The trouble is, observing/using Nutch isn't necessarily the best way to learn about crawling. The best way to learn about crawling is to build a simple crawler.
In fact, if you sit down and think what a 4 job-site crawler really needs to do, its not difficult to see that its functionality is modest and humble – in fact, I can write its algorithm out here:
for each site: if there is a way to list all jobs in the site, then page through this list, extracting job detail urls to the detail url database else if exists browseable categories like industry or geographical location, then page through these categories, extracting job detail urls to the detail url database else continue for each url in the detail url database: download the url extract data into a database table according to predefined regex patterns
Won't be difficult to hack up something quick to do this, especially with the help of Commons HttpClient. You'll probably also want to make this app multi-threaded.
Other things you'll want to consider, is how many simultaneous threads to hit a server with, if you want to save the HTML content of pages vs just keeping the extracted data, how to deal with errors, etc.
All in all, I think you'll find that its not altogether overwhelming, and there's actually alot to be said for the complete control you have over the crawling and post-crawl extraction processes. Compare this to Nutch, where you'll need to fiddle with various configuration files (nutch-site.xml, urlfilters, etc), where calling apps from an API perspective is difficult, you'll have to work with the various file I/O structures to reach the content (SegmentFile, MapFile etc), various issues may prevent all urls from being fetched (retry.max being a common one), if you want custom crawl logic, you'll have to patch/fork the codebase (ugh!) etc.
The other thing that Nutch offers is an out-of-box search solution, but I personally have never found a compelling reason to use it – its difficult to add custom fields, adding OR phrase capability requires patching codebase, etc. In fact, I find it much much simpler to come up with my own SearchServlet.
Even if you decide not to come up with a homegrown solution, and you want to go with Nutch. Well, here's one other thing you need to know before jumping into Nutch.
To map-reduce, or not?
From Nutch 0.7 to Nutch 0.8, there was a pretty big jump in the code complexity with the inclusion of the map-reduce infrastructure. Map-reduce subsequently got factored out, together with some of the core distributed I/O classes into Hadoop.
The 0.7 Fetcher is simple and easy to understand. I can't say the same of the 0.9 Fetcher. Even after having worked abit with the 0.9 fetcher and map-reduce, I still find myself having to do mental gymnastics to figure out what's going on. BUT THAT'S OK, because writing massively distributable, scaleable yet reliable applications is very very hard, and map-reduce makes this possible and comparatively easy. The question to ask though, is, does your search engine project to crawl and search those 4 job sites fall into this category?

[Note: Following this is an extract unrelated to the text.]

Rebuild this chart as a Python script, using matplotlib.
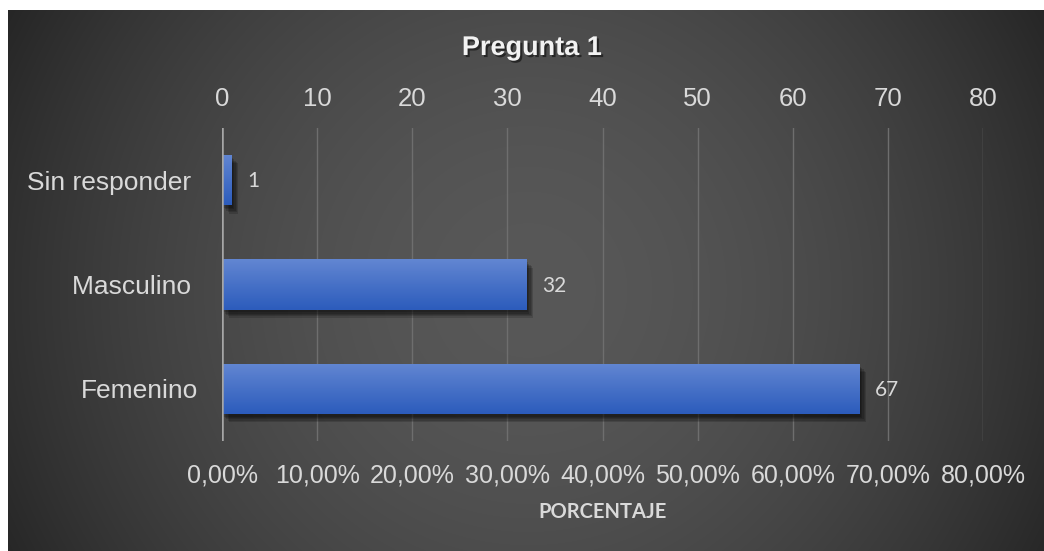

If not, you'd want to seriously consider against using the latest 0.8x release of Nutch, and tend to 0.7 instead. Of course, the biggest problem with this, is that 0.7 is not being actively maintained (to my knowledge).
Perhaps someone will read this post and think I'm slighting Nutch, so let me make this really clear: _for what its designed to do_, that is, whole-web crawling, Nutch does a good job of it; if what is needed is to page through search result pages and extract data into a database, Nutch is simply overkill.
Alright. I know I've blogged about this before. Well, I'm revisiting it again.
My sense is that there's a real need for a simple crawler which is easy to use as an API and doesn't attempt to be everything to everyone.
Yes, Nutch is cool, but I'm so tired of fiddling around with configuration files, the proprietary fileformats, and the filesystem-dependence of plugins. Also, crawl progress reporting is poor unless you're intending to be parsing log files.
Here are some thoughts on what a simple crawler might look like:
Download all pages in a site
SimpleCrawler c = new SimpleCrawler(); c.addURL(url); c.setOutput(new SaveToDisk(downloaddir)); c.setProgressListener(new StdOutProgressListener()); c.setScope(new HostScope(url)); c.start();
Download all urls from a file (depth 1 crawl)
SimpleCrawler c = new SimpleCrawler(); c.setMaxConnectionsPerHost(5); c.setIntervalBetweenConsecutiveRequests(1000); c.addURLs(new File(file)); c.setLinkExtractor(null); c.setOutput(new DirectoryPerDomain(downloaddir)); c.setProgressListener(new StdOutProgressListener()); c.start();
Page through a search results page via regex
SimpleCrawler c = new SimpleCrawler(); c.addURL(url); c.setLinkExtractor(new RegexLinkExtractor(regex)); c.setOutput(new SaveToDisk(downloaddir)); c.setProgressListener(new StdOutProgressListener()); c.start();
Save to nutch segment for compatibility
SimpleCrawler c = new SimpleCrawler(); c.addURL(url); c.setOutput(new NutchSegmentOutput(segmentdir)); c.setProgressListener(new StdOutProgressListener()); c.start();
I'm basically trying to find the sweet-spot between Commons HttpClient, and a full-blown crawler app like Nutch.